IF you need to escape the world at large then this is the show for you –The Barn Theatre’s The 39 Steps looks like delightful simplicity served up on a stage but is clearly a production of hard work and non stop fun.

Cleverly managed by the talented director Joseph O’Malley, the production is a masterpiece of ingenious storytelling mixed with great tomfoolery and cutting-edge character changes.

Take a Hitchcock classic and add a dash of Monty Python and you have a fast-paced laugh-a-minute whodunnit for theatre audiences of all ages.

This wonderfully inventive and gripping comedy is packed with over 139 zany characters, played by a ridiculously talented cast of four. The 39 Steps does feel like a spiritual successor to last year’s Barn Theatre production of The Hound of the Baskervilles, moving us to 1935 London, expanding the scope and keeping the hilarious interplay between classic story and a group of actors working at breakneck speed.

Max Hutchinson, as Richard Hannay, is a gentleman with irony in his soul, able to avert disaster with the merest twitch of a courteous eyebrow, until a mysterious female foreign spy played by Trisha Adele-Turner, is stabbed in his apartment.

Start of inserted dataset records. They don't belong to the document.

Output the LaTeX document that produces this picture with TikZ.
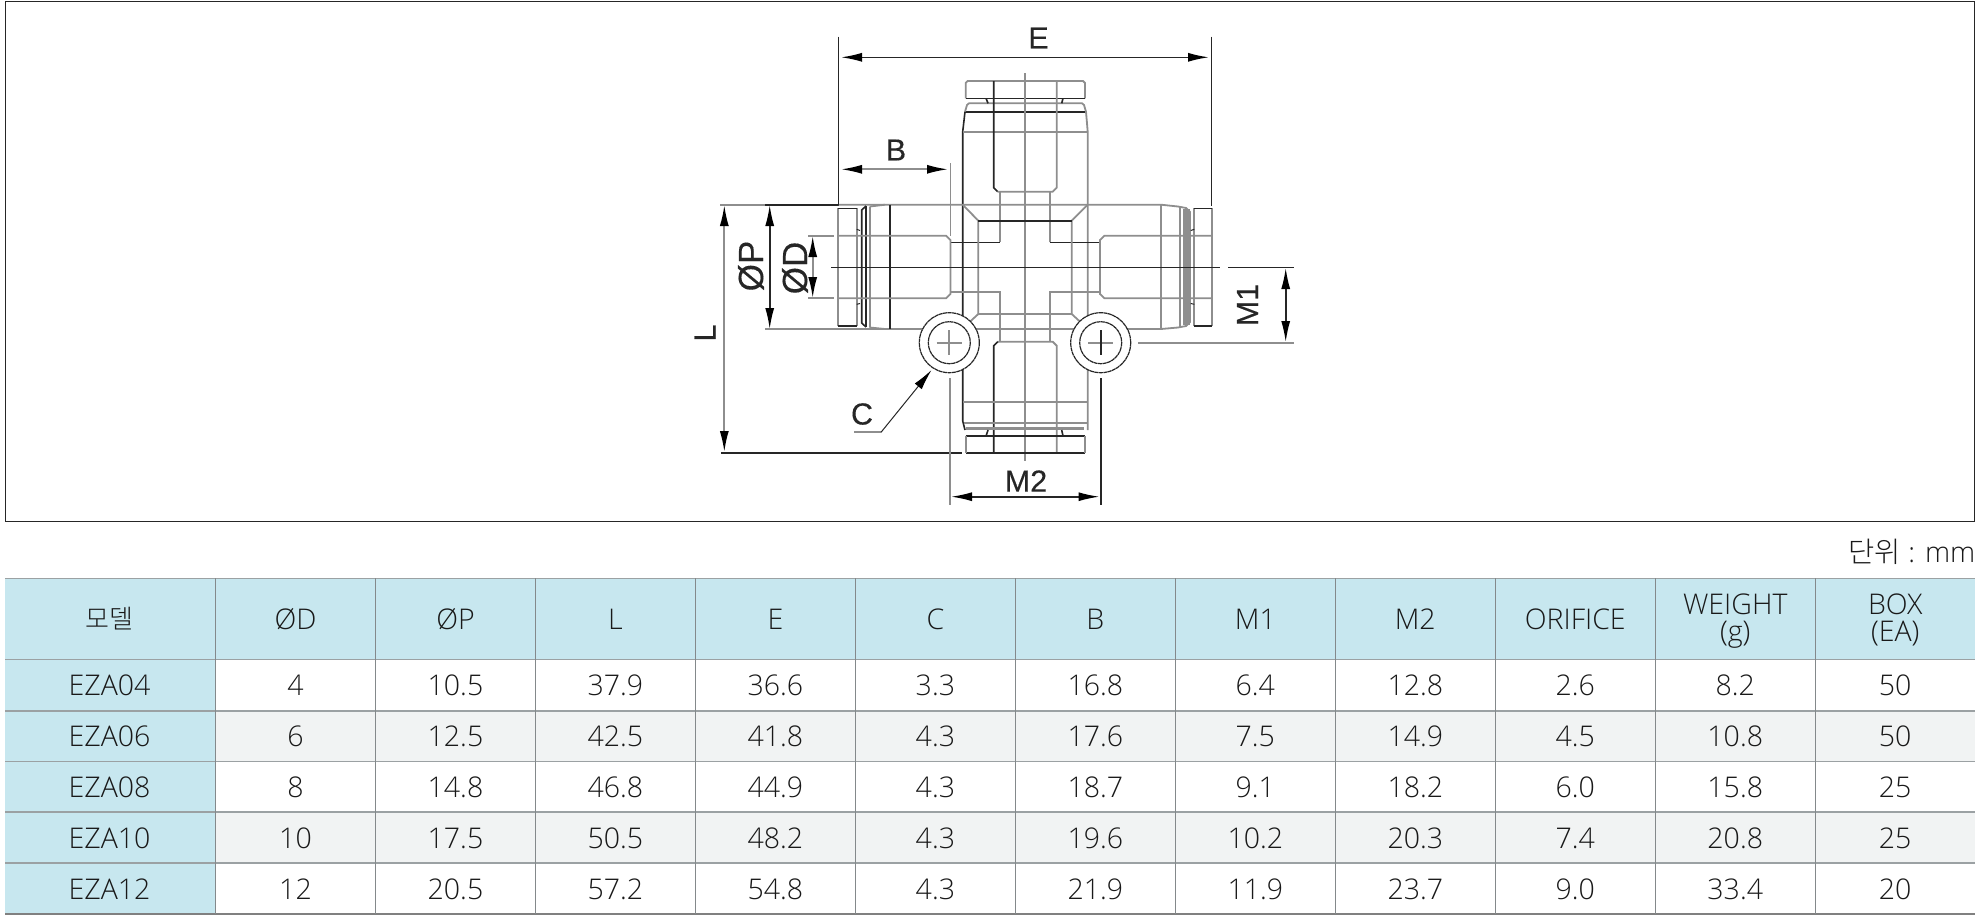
\documentclass[tikz,border=0pt]{standalone}
\usepackage{fontspec}
\setmainfont{Open Sans}[UprightFont=* Light]
\newfontfamily\krfont{Noto Sans CJK KR Light}
\newfontfamily\dimfont{Liberation Sans}[FakeBold=0.25]
\usetikzlibrary{arrows.meta}
\definecolor{headblue}{HTML}{C7E7EF}
\definecolor{rowgrey}{HTML}{F1F3F3}
\definecolor{rulegrey}{HTML}{9BA1A3}
\definecolor{inkdark}{HTML}{262626}
\definecolor{inkgrey}{HTML}{8E8E8E}
\tikzset{
	darkline/.style={draw=inkdark,line width=1.6pt},
	greyline/.style={draw=inkgrey,line width=1.8pt},
	dimboth/.style={{Latex[length=21pt,width=9pt,color=black]}-{Latex[length=21pt,width=9pt,color=black]}},
	dimlabel/.style={font=\dimfont\fontsize{30.5}{33}\selectfont,text=inkdark,inner sep=0pt},
	dialabel/.style={font=\dimfont\fontsize{35}{38}\selectfont,text=inkdark,inner sep=0pt,rotate=90},
	celltext/.style={font=\fontsize{28.5}{31}\selectfont,text=black!90,anchor=base,inner sep=0pt},
	boltring/.style={fill=white,draw=inkdark,line width=1.2pt,dash pattern=on 4pt off 0.5pt},
}
\begin{document}
\begin{tikzpicture}[x=1pt,y=-1pt]
	\useasboundingbox (0,0) rectangle (1980,919);
	\draw [draw=inkdark,line width=1.1pt] (5.3,1.5) rectangle (1974.5,521.5);

	\draw [greyline] (965.7,98.3) -- (965.7,83) -- (967.7,81) -- (1083,81) -- (1085,83) -- (1085,98.3);
	\draw [darkline] (965.7,98.3) -- (1085,98.3);
	\draw [darkline] (965,111.7) -- (1086,111.7);
	\draw [greyline] (965,111.7) -- (967,105) -- (969,103.3) -- (1082,103.3) -- (1084,105) -- (1086,111.7) -- (1087.7,131.7) -- (1087.7,430);
	\draw [darkline] (986,98.3) -- (988,103.3) (1063,98.3) -- (1061.7,103.3);
	\draw [darkline] (965,111.7) -- (962.7,131.7) -- (962.7,421) -- (965,430);
	\draw [greyline] (962.7,131.7) -- (1087.7,131.7);
	\draw [greyline] (1025,73) -- (1025,461);
	\draw [darkline] (993.7,81) -- (993.7,187.7) -- (997.7,191.7);
	\draw [greyline] (997.7,191.7) -- (1052.7,191.7) -- (1056.7,187.7) -- (1056.7,81);
	\draw [greyline] (1000,191.7) -- (1000,242.3) (1049.7,191.7) -- (1049.7,242.3);
	\draw [darkline] (950.4,242.3) -- (1000,242.3) (1049.7,242.3) -- (1101,242.3);
	\draw [greyline] (950.4,292) -- (1000,292) -- (1000,341.7) (1101,292) -- (1049.7,292) -- (1049.7,341.7);
	\draw [greyline] (997.7,341.7) -- (1052.7,341.7) -- (1056.7,345.7) -- (1056.7,452.7);
	\draw [darkline] (997.7,341.7) -- (993.7,345.7) -- (993.7,452.7);
	\draw [greyline] (962.7,402.3) -- (1087.7,402.3) (963.5,423.3) -- (1086.5,423.3);
	\draw [greyline,line width=3pt] (966,428) -- (1084,428);
	\draw [darkline] (965.7,436) -- (1085,436) (965.7,452.7) -- (1085,452.7);
	\draw [greyline] (965.7,436) -- (965.7,452.7) (1085,436) -- (1085,452.7);
	\draw [darkline] (988,430) -- (986,436) (1061.7,430) -- (1063,436);

	\draw [greyline] (963,205) -- (978.3,220.7) -- (978.3,314) -- (1071.7,314) -- (1071.7,220.7) -- (1087.3,205);
	\draw [darkline] (978.3,220.7) -- (1071.7,220.7);
	\draw [greyline] (978.3,314) -- (970.7,321) (1071.7,314) -- (1079.3,321);

	\draw [greyline] (720,204.7) -- (765,204.7);
	\draw [darkline] (765,204.7) -- (838.5,204.7);
	\draw [greyline] (838.5,204.7) -- (1161,204.7) -- (1178,206.5) -- (1186,208) -- (1190,212) -- (1190,322) -- (1186,326) -- (1178,327.5) -- (1161,329) -- (765,329);
	\draw [greyline] (1161,204.7) -- (1161,329) (1180,206.5) -- (1180,327.5);
	\filldraw [fill=inkgrey,draw=none] (1183.3,209) rectangle (1190,325);
	\draw [greyline] (838.3,326) -- (838.3,208.3) (856.7,208.3) -- (856.7,326);
	\draw [darkline] (838.3,208.3) -- (856.7,208.3) (838.3,326) -- (856.7,326);
	\draw [greyline] (1194.3,326) -- (1194.3,208.3) (1211.7,208.3) -- (1211.7,326);
	\draw [darkline] (1194.3,208.3) -- (1211.7,208.3) (1194.3,326) -- (1211.7,326);
	\draw [darkline,line width=1pt] (856.7,229.3) -- (860,230.5) (856.7,304.3) -- (860,303.5) (1190.7,230.5) -- (1194.3,229.3) (1190.7,303.5) -- (1194.3,304.3);
	\draw [darkline] (866,206) -- (861.7,210) -- (861.7,323) -- (866,327);
	\draw [darkline] (865.7,206) -- (865.7,327);
	\draw [greyline] (870,206.5) -- (870,327.5) (870,206.5) -- (885,204.7) (870,327.5) -- (885,329);
	\draw [darkline] (890,204.7) -- (890,329);
	\draw [greyline] (838.5,235.7) -- (946,235.7) -- (950.4,240) -- (950.4,294) -- (946,298.3) -- (838.5,298.3);
	\draw [greyline] (1211.7,235.7) -- (1104.5,235.7) -- (1100,240) -- (1100,294) -- (1104.5,298.3) -- (1211.7,298.3);
	\draw [darkline] (831,267.3) -- (1220,267.3);

	\filldraw [boltring] (949.3,342.7) circle (30);
	\draw [boltring] (949.3,342.7) circle (21);
	\draw [greyline] (936.6,342.7) -- (962,342.7) (949.3,330) -- (949.3,355.4);
	\filldraw [boltring] (1100.7,342.7) circle (30);
	\draw [boltring] (1100.7,342.7) circle (21);
	\draw [greyline] (1088,342.7) -- (1113.4,342.7);
	\draw [darkline] (1100.7,330) -- (1100.7,355.4);

	\coordinate (eLeft) at (841,57.3);
	\coordinate (eRight) at (1209,57.3);
	\coordinate (bLeft) at (841,169.3);
	\coordinate (bRight) at (948,169.3);
	\coordinate (lTop) at (724.3,205);
	\coordinate (lBot) at (724.3,452);
	\coordinate (pTop) at (769.7,205);
	\coordinate (pBot) at (769.7,329);
	\coordinate (dTop) at (812.7,236);
	\coordinate (dBot) at (812.7,298);
	\coordinate (mOneTop) at (1285.7,268);
	\coordinate (mOneBot) at (1285.7,342);
	\coordinate (mTwoLeft) at (951,496.7);
	\coordinate (mTwoRight) at (1099.5,496.7);
	\coordinate (cKnee) at (881,432.3);
	\coordinate (cFoot) at (854.4,432.3);
	\coordinate (cTip) at (931.5,370);

	\draw [darkline] (838.5,36.7) -- (838.5,204.7) (1211.3,36.7) -- (1211.3,206);
	\draw [greyline] (950.4,163) -- (950.4,236);
	\draw [darkline,dimboth] (eLeft) -- (eRight);
	\draw [greyline,dimboth] (bLeft) -- (bRight);
	\draw [greyline,dimboth] (lTop) -- (lBot);
	\draw [darkline,dimboth] (pTop) -- (pBot);
	\draw [greyline,dimboth] (dTop) -- (dBot);
	\draw [darkline,dimboth] (mOneTop) -- (mOneBot);
	\draw [darkline,dimboth] (mTwoLeft) -- (mTwoRight);
	\draw [greyline] (808.3,235.7) -- (834,235.7) (808.3,298.3) -- (834,298.3);
	\draw [darkline] (721,452.7) -- (962,452.7);
	\draw [darkline] (1228.3,267.3) -- (1294.3,267.3);
	\draw [greyline] (1138.3,342.7) -- (1294.3,342.7);
	\draw [greyline] (949.6,378) -- (949.6,505);
	\draw [darkline] (1101,378) -- (1101,505);
	\draw [greyline] (cFoot) -- (cKnee);
	\draw [draw=inkdark,line width=1pt,-{Latex[length=21pt,width=9pt,color=black]}] (cKnee) -- (cTip);

	\node [dimlabel] (labelE) at (1038.5,38) {E};
	\node [dimlabel] (labelB) at (896,150) {B};
	\node [dimlabel,rotate=90] (labelL) at (705,333) {L};
	\node [dialabel] (labelP) at (751,266) {ØP};
	\node [dialabel] (labelD) at (795,268) {ØD};
	\node [dimlabel,rotate=90] (labelMone) at (1247.5,305) {M1};
	\node [dimlabel] (labelMtwo) at (1026,481) {M2};
	\node [dimlabel] (labelC) at (862,414) {C};

	\node [celltext,anchor=base east] (unit) at (1975.5,562.5) {{\krfont 단위} : mm};

	\filldraw [fill=headblue,draw=none] (5,578) rectangle (1975,659);
	\filldraw [fill=headblue,draw=none] (5,659) rectangle (215.5,914);
	\filldraw [fill=rowgrey,draw=none] (215.5,710.5) rectangle (1975,761);
	\filldraw [fill=rowgrey,draw=none] (215.5,811.7) rectangle (1975,862.7);
	\foreach \rowy in {578.5,659.5,711,761.5,812,863}
		\draw [draw=rulegrey,line width=1.8pt] (5,\rowy) -- (1975,\rowy);
	\draw [draw=gray,line width=2.4pt] (5,914) -- (1975,914);
	\foreach \colx in {0,...,10}
		\draw [draw=rulegrey!85!black,line width=1.4pt] ({215.5+159.97*\colx},578) -- ({215.5+159.97*\colx},914);

	\node [celltext,font=\krfont\fontsize{26}{30}\selectfont] (headModel) at (109,628.5) {모델};
	\foreach \headtext [count=\c from 0] in {ØD,ØP,L,E,C,B,M1,M2,ORIFICE}
		\node [celltext] (head\c) at ({295.5+159.97*\c},629) {\headtext};
	\node [celltext] (headWeight) at ({295.5+159.97*9},614) {WEIGHT};
	\node [celltext] (headGram) at ({295.5+159.97*9},641) {(g)};
	\node [celltext] (headBox) at ({295.5+159.97*10},614) {BOX};
	\node [celltext] (headEa) at ({295.5+159.97*10},641) {(EA)};

	\foreach \rowvals [count=\r from 0] in {
		{4,10.5,37.9,36.6,3.3,16.8,6.4,12.8,2.6,8.2,50},
		{6,12.5,42.5,41.8,4.3,17.6,7.5,14.9,4.5,10.8,50},
		{8,14.8,46.8,44.9,4.3,18.7,9.1,18.2,6.0,15.8,25},
		{10,17.5,50.5,48.2,4.3,19.6,10.2,20.3,7.4,20.8,25},
		{12,20.5,57.2,54.8,4.3,21.9,11.9,23.7,9.0,33.4,20}}
		\foreach \cellval [count=\c from 0] in \rowvals
			\node [celltext] (cell\r-\c) at ({295.5+159.97*\c},{695+51*\r}) {\cellval};
	\foreach \modelname [count=\r from 0] in {EZA04,EZA06,EZA08,EZA10,EZA12}
		\node [celltext] (model\r) at (109.5,{695+51*\r}) {\modelname};
\end{tikzpicture}
\end{document}
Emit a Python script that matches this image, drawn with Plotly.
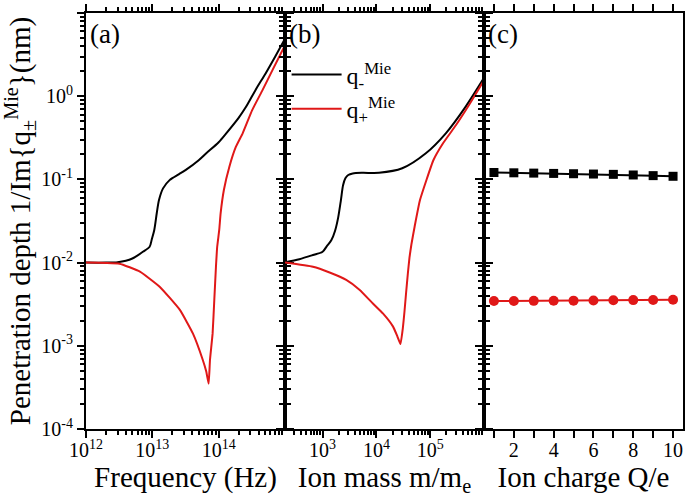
import plotly.graph_objects as go

# ---------------- data ----------------
# Panel (a): penetration depth vs frequency (Hz)
a_minus_freq = [1e12, 2e12, 3e12, 5e12, 7.2e12, 9.1e12, 9.8e12, 1.07e13, 1.17e13, 1.26e13,
                1.45e13, 1.82e13, 2.5e13, 3.2e13, 5e13, 6.5e13, 1e14, 1.3e14, 2e14, 2.6e14,
                3.6e14, 5.1e14, 7.2e14, 1e15]
a_minus_depth = [0.0100, 0.0100, 0.0101, 0.0112, 0.0135, 0.0155, 0.019, 0.0247, 0.040, 0.0565,
                 0.078, 0.098, 0.115, 0.130, 0.170, 0.206, 0.280, 0.358, 0.55, 0.75,
                 1.19, 1.88, 3.05, 4.9]

a_plus_freq = [1e12, 2e12, 3.2e12, 6.5e12, 1.3e13, 2.6e13, 4.1e13, 5.75e13, 6.5e13, 7.06e13,
               7.4e13, 8.1e13, 8.6e13, 9.1e13, 9.5e13, 1.02e14, 1.07e14, 1.2e14, 1.45e14,
               1.82e14, 2.3e14, 3.2e14, 4.6e14, 6.5e14, 1e15]
a_plus_depth = [0.0100, 0.0099, 0.0097, 0.0078, 0.0051, 0.0027, 0.0014, 0.00068, 0.00049, 0.00035,
                0.00068, 0.0014, 0.0036, 0.0089, 0.0155, 0.0247, 0.039, 0.075, 0.142,
                0.247, 0.358, 0.68, 1.19, 2.07, 4.1]

# Panel (b): penetration depth vs ion mass m/m_e
b_minus_mass = [200, 370, 630, 1000, 1200, 1450, 1700, 1950, 2190, 2400, 2650, 3000, 3630, 5500,
                11200, 30200, 83000, 195000, 457000, 1e6]
b_minus_depth = [0.0101, 0.0110, 0.0122, 0.0135, 0.0158, 0.0185, 0.024, 0.035, 0.0565, 0.085,
                 0.103, 0.113, 0.118, 0.120, 0.120, 0.136, 0.206, 0.358, 0.75, 1.66]

b_plus_mass = [200, 660, 1350, 2750, 4900, 8700, 13200, 20400, 24500, 28000, 30900, 33300,
               35700, 38500, 41200, 44700, 51300, 64600, 115000, 172000, 302000, 537000, 1e6]
b_plus_depth = [0.0100, 0.0089, 0.0076, 0.0062, 0.0047, 0.0032, 0.00245, 0.0017, 0.0013, 0.00105,
                0.0016, 0.0026, 0.0044, 0.0075, 0.0115, 0.0165, 0.027, 0.0565, 0.171, 0.27,
                0.45, 0.80, 1.55]

# Panel (c): penetration depth vs ion charge Q/e
charge = [1, 2, 3, 4, 5, 6, 7, 8, 9, 10]
c_minus_depth = [0.121, 0.120, 0.119, 0.118, 0.117, 0.116, 0.115, 0.113, 0.111, 0.109]
c_plus_depth = [0.00345, 0.00346, 0.00347, 0.00348, 0.00349, 0.00350, 0.00352, 0.00354, 0.00356, 0.00358]

# tick labels
y_ticks = [1e-4, 1e-3, 1e-2, 1e-1, 1e0, 1e1]
y_ticktext = ["10<sup>-4</sup>", "10<sup>-3</sup>", "10<sup>-2</sup>", "10<sup>-1</sup>",
              "10<sup>0</sup>", "10<sup>1</sup>"]
a_ticks = [1e12, 1e13, 1e14]
a_ticktext = ["10<sup>12</sup>", "10<sup>13</sup>", "10<sup>14</sup>"]
b_ticks = [1e3, 1e4, 1e5]
b_ticktext = ["10<sup>3</sup>", "10<sup>4</sup>", "10<sup>5</sup>"]
c_ticks = [1, 2, 3, 4, 5, 6, 7, 8, 9, 10]
c_ticktext = ["", "2", "", "4", "", "6", "", "8", "", "10"]

# ---------------- figure ----------------
BLACK = "#000000"
RED = "#e01818"
FONT = "Liberation Serif"

y_minor = [m * 10.0 ** e for e in range(-4, 1) for m in range(2, 10)]
a_minor = [m * 10.0 ** e for e in range(12, 15) for m in range(2, 10)]
b_minor = [m * 10.0 ** e for e in range(2, 6) for m in range(2, 10) if m * 10.0 ** e > 200]

fig = go.Figure()
leg_minus = "q<sub>-</sub><sup>Mie</sup>"
leg_plus = "q<sub>+</sub><sup>Mie</sup>"

fig.add_trace(go.Scatter(x=a_minus_freq, y=a_minus_depth, mode="lines", name=leg_minus,
                         line=dict(color=BLACK, width=2, shape="spline", smoothing=0.8),
                         xaxis="x", yaxis="y"))
fig.add_trace(go.Scatter(x=a_plus_freq, y=a_plus_depth, mode="lines", name=leg_plus,
                         line=dict(color=RED, width=2, shape="spline", smoothing=0.4),
                         xaxis="x", yaxis="y"))
fig.add_trace(go.Scatter(x=b_minus_mass, y=b_minus_depth, mode="lines", showlegend=False,
                         line=dict(color=BLACK, width=2, shape="spline", smoothing=0.8),
                         xaxis="x2", yaxis="y2"))
fig.add_trace(go.Scatter(x=b_plus_mass, y=b_plus_depth, mode="lines", showlegend=False,
                         line=dict(color=RED, width=2, shape="spline", smoothing=0.4),
                         xaxis="x2", yaxis="y2"))
fig.add_trace(go.Scatter(x=charge, y=c_minus_depth, mode="lines+markers", showlegend=False,
                         line=dict(color=BLACK, width=2),
                         marker=dict(symbol="square", size=9, color=BLACK),
                         xaxis="x3", yaxis="y3"))
fig.add_trace(go.Scatter(x=charge, y=c_plus_depth, mode="lines+markers", showlegend=False,
                         line=dict(color=RED, width=2),
                         marker=dict(symbol="circle", size=10, color=RED),
                         xaxis="x3", yaxis="y3"))

doms = [[0, 1 / 3], [1 / 3, 2 / 3], [2 / 3, 1]]
tickfont = dict(family=FONT, size=20, color=BLACK)
titlefont = dict(family=FONT, size=29, color=BLACK)

def minor(vals=None):
    d = dict(ticks="outside", ticklen=4, tickwidth=1.5, tickcolor=BLACK)
    if vals is not None:
        d.update(tickmode="array", tickvals=vals)
    return d

def base_axis(**kw):
    d = dict(showgrid=False, zeroline=False, showline=True, linecolor=BLACK, linewidth=2,
             mirror="ticks", ticks="outside", ticklen=7, tickwidth=1.5, tickcolor=BLACK,
             tickfont=tickfont, tickmode="array", automargin=False)
    d.update(kw)
    return d

yrange = [-4, 1]
XLAB_SHIFT = -5
fig.update_layout(
    xaxis=base_axis(type="log", range=[12, 15], domain=doms[0], anchor="y",
                    tickvals=a_ticks, ticktext=a_ticktext, minor=minor(a_minor),
                    ticklabelstandoff=XLAB_SHIFT,
                    title=dict(text="Frequency (Hz)", font=titlefont, standoff=0)),
    xaxis2=base_axis(type="log", range=[2.30103, 6], domain=doms[1], anchor="y2",
                     tickvals=b_ticks, ticktext=b_ticktext, minor=minor(b_minor),
                     ticklabelstandoff=XLAB_SHIFT,
                     title=dict(text="Ion mass m/m<sub>e</sub>", font=titlefont, standoff=0)),
    xaxis3=base_axis(type="linear", range=[0.5, 10.5], domain=doms[2], anchor="y3",
                     tickvals=c_ticks, ticktext=c_ticktext, ticklabelstandoff=XLAB_SHIFT,
                     title=dict(text="Ion charge Q/e", font=titlefont, standoff=0)),
    yaxis=base_axis(type="log", range=yrange, domain=[0, 1], anchor="x",
                    tickvals=y_ticks, ticktext=y_ticktext, minor=minor(y_minor),
                    title=dict(text="Penetration depth 1/Im{q<sub>±</sub><sup>Mie</sup>}(nm)",
                               font=dict(family=FONT, size=29, color=BLACK), standoff=3)),
    yaxis2=base_axis(type="log", range=yrange, domain=[0, 1], anchor="x2",
                     showticklabels=False, tickvals=y_ticks, minor=minor(y_minor)),
    yaxis3=base_axis(type="log", range=yrange, domain=[0, 1], anchor="x3",
                     showticklabels=False, tickvals=y_ticks, minor=minor(y_minor)),
)

panel_labels = ["(a)", "(b)", "(c)"]
for i, lab in enumerate(panel_labels):
    fig.add_annotation(text=lab, xref="paper", yref="paper",
                       x=doms[i][0] + 0.003, y=0.99, xanchor="left", yanchor="top",
                       showarrow=False, font=dict(family=FONT, size=27, color=BLACK))

fig.update_layout(
    width=685, height=497,
    margin=dict(l=86, r=2, t=13, b=68),
    paper_bgcolor="white", plot_bgcolor="white",
    font=dict(family=FONT, color=BLACK),
    legend=dict(x=0.336, y=0.905, xanchor="left", yanchor="top",
                bgcolor="rgba(0,0,0,0)", font=dict(family=FONT, size=24, color=BLACK),
                itemwidth=50, tracegroupgap=0),
)

# remove the default page margin so the 685x497 figure fills the window exactly
fig.write_html("out.html", config={"displayModeBar": False},
               post_script="document.body.style.margin='0';document.body.style.overflow='hidden';")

Framed for murder, he heads for Scotland to trace her killer, evading arrest and assassins through inventive sequences and DIY ingenuity where even the Forth Bridge is cleverly depicted through the use of ladders and a plank of wood.

The two “Clowns,” Jonathan Bourne and Colin Elmer deftly play out scenes of comedy gold with their various characters whirling into a flying frenzy of changes and accents.

This classic duo have some of the funniest scenes in the show shifting identities faster than a field of political candidates., embodying four to six characters within the same fraction of a scene, and stretching their comic muscles to snapping point.

Trisha Adele-Turner brilliantly plays out a variety of parts from the prototypical Hitchcock blonde, Pamela, a Mata Hari type, to the downtrodden Margaret in rural Scotland. The Barn Theatre’s production of The 39 Steps is without doubt one of the funniest things I’ve seen in ages.

The frantic farce, jam-packed with slapstick humour, high speed chases, handcuffs and good old-fashion romance keeps you thoroughly engaged to the very end.

It’s a non-stop five-star feast of comic entertainment.